This is the first post in a series expressing the essence of my argument about how video games are actually ancient, how they reawaken the anicent oral epic tradition represented above all by the epics of the Homeric tradition, the Iliad and the Odyssey.
The title of this blog gives a pretty good idea of what I’m trying to do here. I want to announce that epic is alive, and that there are people creating epics like the “real” epics, the ancient ones, the Iliad and the Odyssey, and Beowulf, and many others, every day. These people are video gamers, and I’m going to show that their culture is actually not new, but rather as ancient as those ancient epics.
The title is also meant to suggest that you can live epic, too, if you’ll only play more video games.
Imagine a gamer—let’s make him a 16-year old boy—on a couch in his family’s TV room in suburban Boston, his eyes fixed on the screen, a controller in his hands. He is attentive to a story of valiant deeds and eternal glory unfolding not just on the screen but in his mind and through the way he manipulates the action by playing the game. That story, a story he knows very well in its outline, and may know very well even in its specific detail, is unfolding in a way it never has before, because the gamer himself is helping it unfold, and he couldn’t do it the same way anyone else has done it, or even the same way he himself has done it before, if he tried.
Now imagine a young herdsman 2800 years ago, an inhabitant of Salamis,an island off the coast of Athens. He’s at a feast in his lord’s house, and the banquet is nearly over. There’s a singer with a lyre (think guitar) in his hands sitting to the side of the hall, and the young man’s eyes are fixed upon him. The singer is playing and singing an old, old story, but he’s playing it in a way the young man has never heard it before. It’s a tale of valiant deeds and eternal glory, and it unfolds not just in the singer’s words, but in the young man’s mind, and in the singer’s voice and the way he strikes the strings with his plectrum (think pick), made out of bone, or even ivory.
Now magine that the herdsman is so overhwhelmed by the experience that he becomes an apprentice of the singer, and learns to sing and play the lyre himself, well enough to tell his own version of the story.
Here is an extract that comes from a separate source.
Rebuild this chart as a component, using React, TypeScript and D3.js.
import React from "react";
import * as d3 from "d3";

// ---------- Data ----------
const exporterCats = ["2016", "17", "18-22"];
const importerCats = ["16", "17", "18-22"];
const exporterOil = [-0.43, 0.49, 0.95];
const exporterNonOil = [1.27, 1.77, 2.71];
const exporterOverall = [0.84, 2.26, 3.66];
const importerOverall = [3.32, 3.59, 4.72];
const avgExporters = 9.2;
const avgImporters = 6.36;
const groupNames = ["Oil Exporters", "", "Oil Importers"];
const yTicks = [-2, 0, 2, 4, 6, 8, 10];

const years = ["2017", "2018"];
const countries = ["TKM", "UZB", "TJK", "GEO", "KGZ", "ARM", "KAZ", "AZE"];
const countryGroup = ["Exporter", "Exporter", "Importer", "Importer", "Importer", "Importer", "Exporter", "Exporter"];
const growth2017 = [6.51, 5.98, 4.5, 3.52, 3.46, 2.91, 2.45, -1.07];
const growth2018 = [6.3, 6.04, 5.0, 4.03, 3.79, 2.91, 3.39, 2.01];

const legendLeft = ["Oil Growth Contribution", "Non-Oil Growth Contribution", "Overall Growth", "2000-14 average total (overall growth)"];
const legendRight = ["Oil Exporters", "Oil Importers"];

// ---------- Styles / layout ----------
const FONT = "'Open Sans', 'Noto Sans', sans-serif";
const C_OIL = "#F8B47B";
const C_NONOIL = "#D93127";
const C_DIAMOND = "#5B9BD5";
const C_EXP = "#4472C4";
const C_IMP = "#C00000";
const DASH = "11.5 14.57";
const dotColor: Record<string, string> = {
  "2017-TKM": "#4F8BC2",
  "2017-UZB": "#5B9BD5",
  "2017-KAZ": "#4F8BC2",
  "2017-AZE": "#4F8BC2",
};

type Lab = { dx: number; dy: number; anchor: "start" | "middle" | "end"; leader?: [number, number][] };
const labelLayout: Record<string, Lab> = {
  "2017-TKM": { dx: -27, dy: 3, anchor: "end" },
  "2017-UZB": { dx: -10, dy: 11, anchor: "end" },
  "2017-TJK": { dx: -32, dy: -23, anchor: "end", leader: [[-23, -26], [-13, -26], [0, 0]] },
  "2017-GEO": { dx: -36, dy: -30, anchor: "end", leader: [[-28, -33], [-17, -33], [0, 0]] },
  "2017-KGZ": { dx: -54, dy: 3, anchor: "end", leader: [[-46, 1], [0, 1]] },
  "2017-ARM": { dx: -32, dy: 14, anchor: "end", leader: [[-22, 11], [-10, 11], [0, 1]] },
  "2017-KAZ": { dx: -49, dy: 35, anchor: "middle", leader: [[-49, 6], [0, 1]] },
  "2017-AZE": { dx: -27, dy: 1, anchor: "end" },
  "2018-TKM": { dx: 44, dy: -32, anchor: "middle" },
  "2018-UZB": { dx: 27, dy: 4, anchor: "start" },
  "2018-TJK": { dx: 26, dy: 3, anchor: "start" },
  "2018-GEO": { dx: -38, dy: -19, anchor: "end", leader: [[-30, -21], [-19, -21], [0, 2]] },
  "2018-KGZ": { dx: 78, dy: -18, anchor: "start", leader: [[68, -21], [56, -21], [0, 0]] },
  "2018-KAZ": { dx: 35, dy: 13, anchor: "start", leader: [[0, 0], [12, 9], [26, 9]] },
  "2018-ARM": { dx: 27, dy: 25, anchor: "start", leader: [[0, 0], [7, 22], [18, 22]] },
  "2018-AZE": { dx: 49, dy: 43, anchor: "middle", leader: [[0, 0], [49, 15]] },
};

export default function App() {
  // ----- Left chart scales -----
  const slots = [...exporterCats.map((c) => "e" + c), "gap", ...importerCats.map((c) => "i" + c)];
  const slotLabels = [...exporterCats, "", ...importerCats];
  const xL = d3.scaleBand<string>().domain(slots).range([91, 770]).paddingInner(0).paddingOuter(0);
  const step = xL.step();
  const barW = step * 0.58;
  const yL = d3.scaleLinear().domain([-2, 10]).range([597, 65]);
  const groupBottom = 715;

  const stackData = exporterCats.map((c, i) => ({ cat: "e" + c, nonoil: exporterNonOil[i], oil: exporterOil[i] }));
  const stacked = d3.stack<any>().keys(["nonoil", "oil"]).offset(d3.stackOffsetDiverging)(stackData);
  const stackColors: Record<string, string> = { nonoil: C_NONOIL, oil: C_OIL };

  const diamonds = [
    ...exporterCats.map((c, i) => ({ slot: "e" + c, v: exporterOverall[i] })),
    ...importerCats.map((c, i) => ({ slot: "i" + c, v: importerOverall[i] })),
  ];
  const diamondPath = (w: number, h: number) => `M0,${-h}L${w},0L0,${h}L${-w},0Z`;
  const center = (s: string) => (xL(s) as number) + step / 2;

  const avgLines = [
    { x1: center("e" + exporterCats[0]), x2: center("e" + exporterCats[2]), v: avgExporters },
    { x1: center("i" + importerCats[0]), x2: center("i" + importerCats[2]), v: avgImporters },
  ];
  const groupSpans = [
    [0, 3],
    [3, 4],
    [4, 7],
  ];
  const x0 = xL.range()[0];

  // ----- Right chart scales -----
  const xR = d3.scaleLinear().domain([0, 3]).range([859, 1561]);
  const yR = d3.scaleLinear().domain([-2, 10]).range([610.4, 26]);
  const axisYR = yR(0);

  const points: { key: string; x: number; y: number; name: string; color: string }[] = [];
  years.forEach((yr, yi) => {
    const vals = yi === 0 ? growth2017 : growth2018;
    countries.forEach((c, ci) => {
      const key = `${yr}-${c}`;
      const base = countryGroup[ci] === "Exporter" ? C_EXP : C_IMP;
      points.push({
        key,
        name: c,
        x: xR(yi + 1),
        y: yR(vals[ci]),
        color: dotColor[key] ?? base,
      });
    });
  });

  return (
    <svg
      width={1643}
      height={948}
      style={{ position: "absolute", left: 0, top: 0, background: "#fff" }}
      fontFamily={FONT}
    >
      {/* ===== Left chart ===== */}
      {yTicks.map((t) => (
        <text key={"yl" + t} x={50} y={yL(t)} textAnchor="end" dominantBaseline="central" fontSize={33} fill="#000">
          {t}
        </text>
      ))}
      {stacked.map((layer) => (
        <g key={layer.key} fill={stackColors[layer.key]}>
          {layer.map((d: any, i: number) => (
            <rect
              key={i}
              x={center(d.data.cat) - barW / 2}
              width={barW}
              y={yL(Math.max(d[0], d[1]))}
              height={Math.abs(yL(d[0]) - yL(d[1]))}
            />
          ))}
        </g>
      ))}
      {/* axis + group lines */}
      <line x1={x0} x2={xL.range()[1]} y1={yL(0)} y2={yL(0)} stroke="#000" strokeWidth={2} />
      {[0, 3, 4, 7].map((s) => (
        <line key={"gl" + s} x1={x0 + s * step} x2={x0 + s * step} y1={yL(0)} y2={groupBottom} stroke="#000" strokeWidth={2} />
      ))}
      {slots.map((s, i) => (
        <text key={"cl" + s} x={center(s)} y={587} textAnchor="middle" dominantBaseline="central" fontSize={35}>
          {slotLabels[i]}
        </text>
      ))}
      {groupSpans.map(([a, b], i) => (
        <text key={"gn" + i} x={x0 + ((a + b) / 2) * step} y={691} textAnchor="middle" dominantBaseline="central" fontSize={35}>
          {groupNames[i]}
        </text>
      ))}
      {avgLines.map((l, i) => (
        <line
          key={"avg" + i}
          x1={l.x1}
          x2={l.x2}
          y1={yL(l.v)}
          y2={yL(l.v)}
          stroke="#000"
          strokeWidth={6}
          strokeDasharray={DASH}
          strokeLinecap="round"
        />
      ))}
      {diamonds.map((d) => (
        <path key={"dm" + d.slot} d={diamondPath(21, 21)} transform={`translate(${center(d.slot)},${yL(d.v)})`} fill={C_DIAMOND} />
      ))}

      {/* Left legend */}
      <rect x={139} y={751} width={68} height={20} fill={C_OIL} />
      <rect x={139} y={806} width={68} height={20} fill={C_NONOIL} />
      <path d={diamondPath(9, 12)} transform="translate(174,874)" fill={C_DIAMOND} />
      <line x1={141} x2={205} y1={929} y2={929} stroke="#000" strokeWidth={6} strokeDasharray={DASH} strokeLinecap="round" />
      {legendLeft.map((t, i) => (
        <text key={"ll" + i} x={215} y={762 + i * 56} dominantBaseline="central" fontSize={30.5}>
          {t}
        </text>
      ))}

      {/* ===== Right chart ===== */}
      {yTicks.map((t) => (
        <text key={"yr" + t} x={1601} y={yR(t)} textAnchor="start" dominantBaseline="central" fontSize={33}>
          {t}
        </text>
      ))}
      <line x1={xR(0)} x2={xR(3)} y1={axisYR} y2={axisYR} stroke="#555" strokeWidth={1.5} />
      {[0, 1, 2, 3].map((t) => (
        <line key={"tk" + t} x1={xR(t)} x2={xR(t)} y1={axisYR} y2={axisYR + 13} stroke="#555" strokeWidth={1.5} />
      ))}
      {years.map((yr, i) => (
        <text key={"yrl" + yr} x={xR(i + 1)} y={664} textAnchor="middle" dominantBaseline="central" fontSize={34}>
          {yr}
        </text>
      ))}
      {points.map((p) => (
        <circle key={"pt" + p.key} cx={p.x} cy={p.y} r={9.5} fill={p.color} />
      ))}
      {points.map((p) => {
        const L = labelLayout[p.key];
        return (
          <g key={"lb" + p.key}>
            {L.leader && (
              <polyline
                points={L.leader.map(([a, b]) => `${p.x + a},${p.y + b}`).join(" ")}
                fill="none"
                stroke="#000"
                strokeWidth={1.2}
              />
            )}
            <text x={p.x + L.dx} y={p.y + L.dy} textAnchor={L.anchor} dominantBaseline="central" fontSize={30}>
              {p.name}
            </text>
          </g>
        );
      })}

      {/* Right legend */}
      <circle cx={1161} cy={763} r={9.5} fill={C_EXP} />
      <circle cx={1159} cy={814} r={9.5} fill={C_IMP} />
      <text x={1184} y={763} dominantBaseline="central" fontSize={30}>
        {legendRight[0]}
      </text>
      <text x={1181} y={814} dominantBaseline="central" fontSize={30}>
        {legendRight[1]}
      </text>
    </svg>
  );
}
Now he is able to decide how the heroes do their deeds and win their glory, but the storytelling itself remains the same, even if as he sings to his own audience he couldn’t sing it the same way his master did, or he himself has sung it, if he tried.
Through the stories the young men are transported into a world of heroic myth, where warriors fight more fearlessly than real warriors could ever fight, and quarrel with one another, and laugh sometimes, and even cry sometimes. The warriors deliberate, and make choices, and suffer and enjoy those choices’ consequences. For the young men, the gamer and the ancient herdsman, these heroes live.
You can tell that I think there are similarities to be drawn between the two young men, and you can tell what I think some of them are—especially the story about valiant deeds and eternal glory. But there’s a similarity that’s almost out of view in these two pictures that will end up being my fundamental theme in this blog. The immersion of the gamer and the young herdsman in the story—their interaction with the controller and the screen, and with the singer’s voice and lyre—shapes them, even as it shapes the story. They are who they narrate themselves to be, and in the epics they experience, they learn to narrate themselves a little differently than they did when they entered the living-room or the banquet-hall.
So besides showing that the gamer and the herdsman-turned-singer are doing the same basic thing, I’m also going to talk about what I think that means: I’m also going to examine video games as an artistic medium, and to try to persuade you based on that examination that video gaming is a worthwhile cultural pursuit. I think there are still a lot of people around who need to be convinced of that, despite the fact that, unknown to most gamers, there are now professors (I’m not one of them, since my field is the ancient stuff) who teach and write about video games. I hope that some of those people who need convincing will profit from this blog, whether or not they start reading it (or finish reading it) with any desire to read any more of what those professors are writing about video games.